┌──

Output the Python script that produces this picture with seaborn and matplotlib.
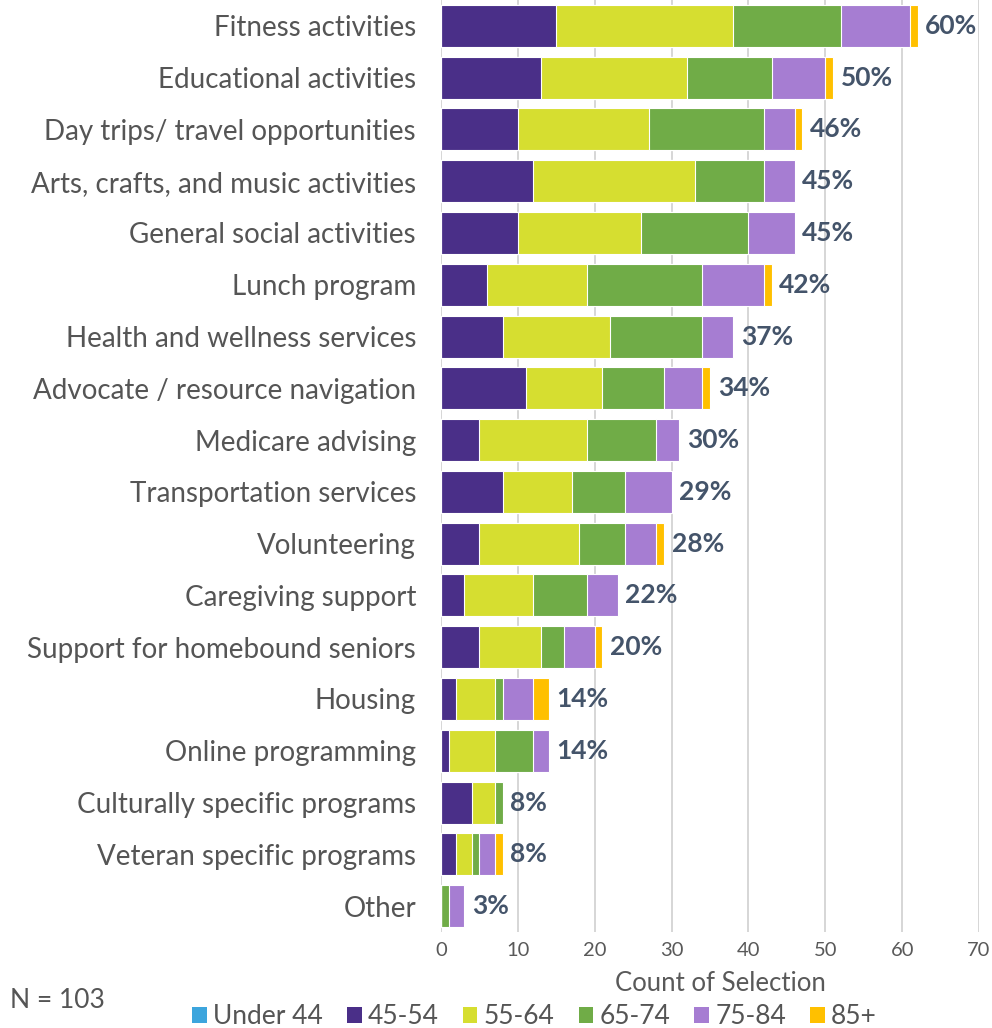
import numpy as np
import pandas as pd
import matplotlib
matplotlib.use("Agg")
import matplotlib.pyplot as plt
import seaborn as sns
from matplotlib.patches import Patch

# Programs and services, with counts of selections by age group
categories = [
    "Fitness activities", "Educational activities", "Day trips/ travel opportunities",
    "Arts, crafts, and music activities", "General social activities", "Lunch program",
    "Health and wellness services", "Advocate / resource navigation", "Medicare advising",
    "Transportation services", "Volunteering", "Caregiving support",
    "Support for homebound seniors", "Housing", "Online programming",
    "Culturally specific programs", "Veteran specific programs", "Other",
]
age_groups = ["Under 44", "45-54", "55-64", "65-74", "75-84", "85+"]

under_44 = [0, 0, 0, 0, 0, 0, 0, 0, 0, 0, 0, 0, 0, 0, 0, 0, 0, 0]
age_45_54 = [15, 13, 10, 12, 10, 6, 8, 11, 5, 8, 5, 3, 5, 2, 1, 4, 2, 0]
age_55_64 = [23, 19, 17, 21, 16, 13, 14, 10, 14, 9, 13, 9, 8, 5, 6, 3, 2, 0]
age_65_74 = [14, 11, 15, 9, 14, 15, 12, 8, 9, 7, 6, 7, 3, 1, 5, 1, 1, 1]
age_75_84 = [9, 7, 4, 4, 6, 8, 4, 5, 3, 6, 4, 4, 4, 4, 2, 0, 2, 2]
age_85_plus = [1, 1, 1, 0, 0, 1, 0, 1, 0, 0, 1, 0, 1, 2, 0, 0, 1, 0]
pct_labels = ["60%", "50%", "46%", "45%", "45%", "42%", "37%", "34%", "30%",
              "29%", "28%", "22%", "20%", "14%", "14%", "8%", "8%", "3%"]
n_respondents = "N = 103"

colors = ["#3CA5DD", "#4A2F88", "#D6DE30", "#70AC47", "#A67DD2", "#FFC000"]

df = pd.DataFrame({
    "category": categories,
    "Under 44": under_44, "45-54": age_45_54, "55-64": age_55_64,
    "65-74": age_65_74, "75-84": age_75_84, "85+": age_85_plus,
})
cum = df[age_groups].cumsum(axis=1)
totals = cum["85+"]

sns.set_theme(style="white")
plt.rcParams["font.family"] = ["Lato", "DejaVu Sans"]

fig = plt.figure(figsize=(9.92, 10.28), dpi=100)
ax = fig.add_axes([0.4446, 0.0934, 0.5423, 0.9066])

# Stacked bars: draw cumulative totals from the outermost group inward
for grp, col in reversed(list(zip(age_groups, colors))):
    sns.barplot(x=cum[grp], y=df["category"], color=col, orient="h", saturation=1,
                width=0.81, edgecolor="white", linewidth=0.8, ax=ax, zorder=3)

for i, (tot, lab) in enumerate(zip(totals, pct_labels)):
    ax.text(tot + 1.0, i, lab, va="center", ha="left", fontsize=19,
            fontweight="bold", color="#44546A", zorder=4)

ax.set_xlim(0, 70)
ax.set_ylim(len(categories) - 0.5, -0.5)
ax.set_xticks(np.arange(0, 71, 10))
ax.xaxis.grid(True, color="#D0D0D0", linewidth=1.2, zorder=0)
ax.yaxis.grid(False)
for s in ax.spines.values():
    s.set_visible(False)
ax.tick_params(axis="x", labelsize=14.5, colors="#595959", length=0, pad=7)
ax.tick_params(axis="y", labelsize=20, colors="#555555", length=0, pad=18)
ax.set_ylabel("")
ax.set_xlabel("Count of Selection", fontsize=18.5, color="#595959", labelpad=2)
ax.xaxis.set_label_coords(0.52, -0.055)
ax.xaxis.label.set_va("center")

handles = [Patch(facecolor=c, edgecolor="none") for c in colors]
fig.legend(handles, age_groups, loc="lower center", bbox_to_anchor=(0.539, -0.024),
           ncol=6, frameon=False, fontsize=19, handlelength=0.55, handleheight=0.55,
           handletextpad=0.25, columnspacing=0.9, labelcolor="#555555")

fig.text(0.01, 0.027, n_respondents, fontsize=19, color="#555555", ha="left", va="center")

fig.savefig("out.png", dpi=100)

└──

▶ _Goal_:
Exactly as written, please give again the lines from the beginning of the listing through the line containing "from matplotlib.patches import Patch", inclusive, without any pictures.

▶ _The result_:
Output the Python script that produces this picture with seaborn and matplotlib.
import numpy as np
import pandas as pd
import matplotlib
matplotlib.use("Agg")
import matplotlib.pyplot as plt
import seaborn as sns
from matplotlib.patches import Patch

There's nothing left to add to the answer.